Personal information
- Full name: Mark Steven Hepburn
- Born: 29 August 1968 (age 57)
- Original team: Claremont (WAFL)
- Height: 195 cm (6 ft 5 in)
- Weight: 95 kg (209 lb)

Playing career^{1}
- Years: Club / Games (Goals)
- 1987–1990: North Melbourne / 56 (29)
- 1991–1992: West Coast / 13 0(0)
- 1994: Sydney / 07 0(3)
- Total:  / 76 (32)
- ^{1} Playing statistics correct to the end of 1994.

= Mark Hepburn =

Australian rules footballer

Mark Steven Hepburn (born 29 August 1968) is a former Australian rules footballer who played with North Melbourne, the West Coast Eagles and the Sydney Swans in the Victorian/Australian Football League (VFL/AFL).

North Melbourne recruited Hepburn from Claremont and he was used initially as a forward in the VFL. He kicked a goal with his first kick in league football, against St Kilda at Moorabbin Oval.
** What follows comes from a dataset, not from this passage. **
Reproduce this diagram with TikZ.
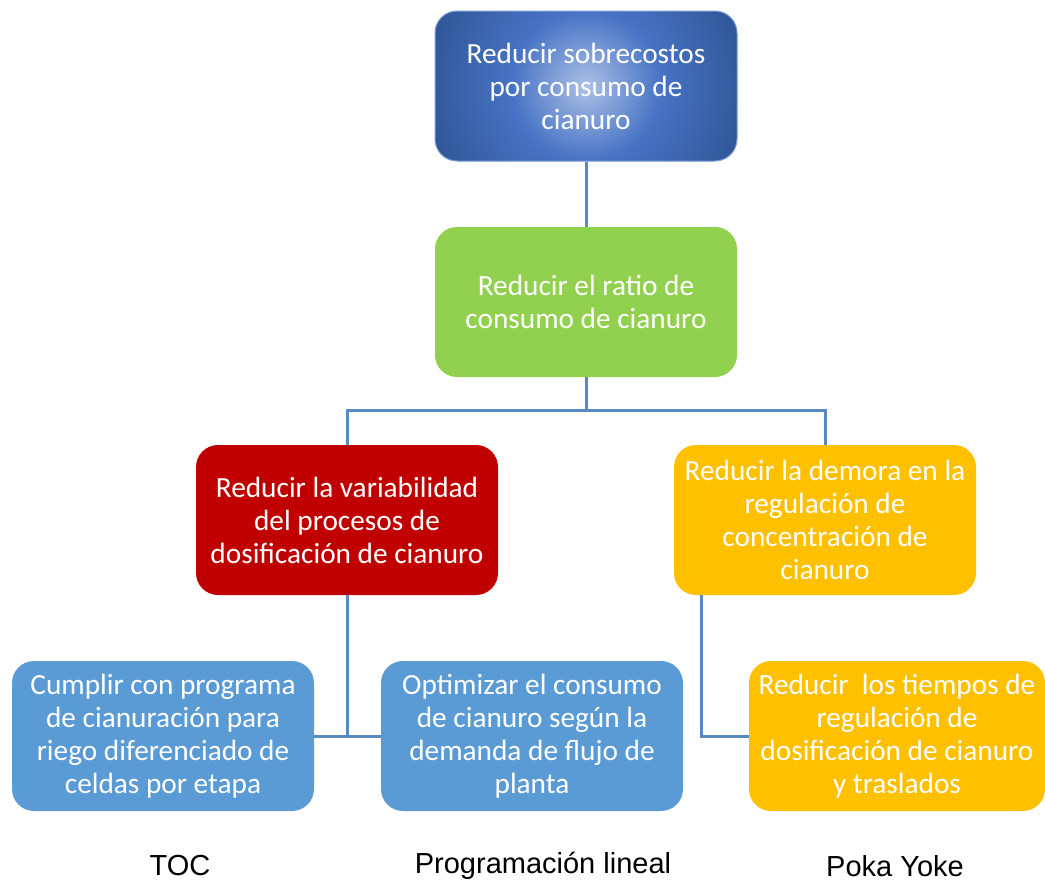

Hepburn, who could also play as a key defender, was North Melbourne's leading ruckman in the 1989 and 1990 seasons, with the most hit-outs each year.

He requested a trade to West Coast in 1991 but spent just two seasons with his new club before being delisted when they had to trim their squad. After a year spent traveling overseas, Hepburn was picked up by Sydney with selection 57 in the 1993 AFL draft but would only make seven appearances.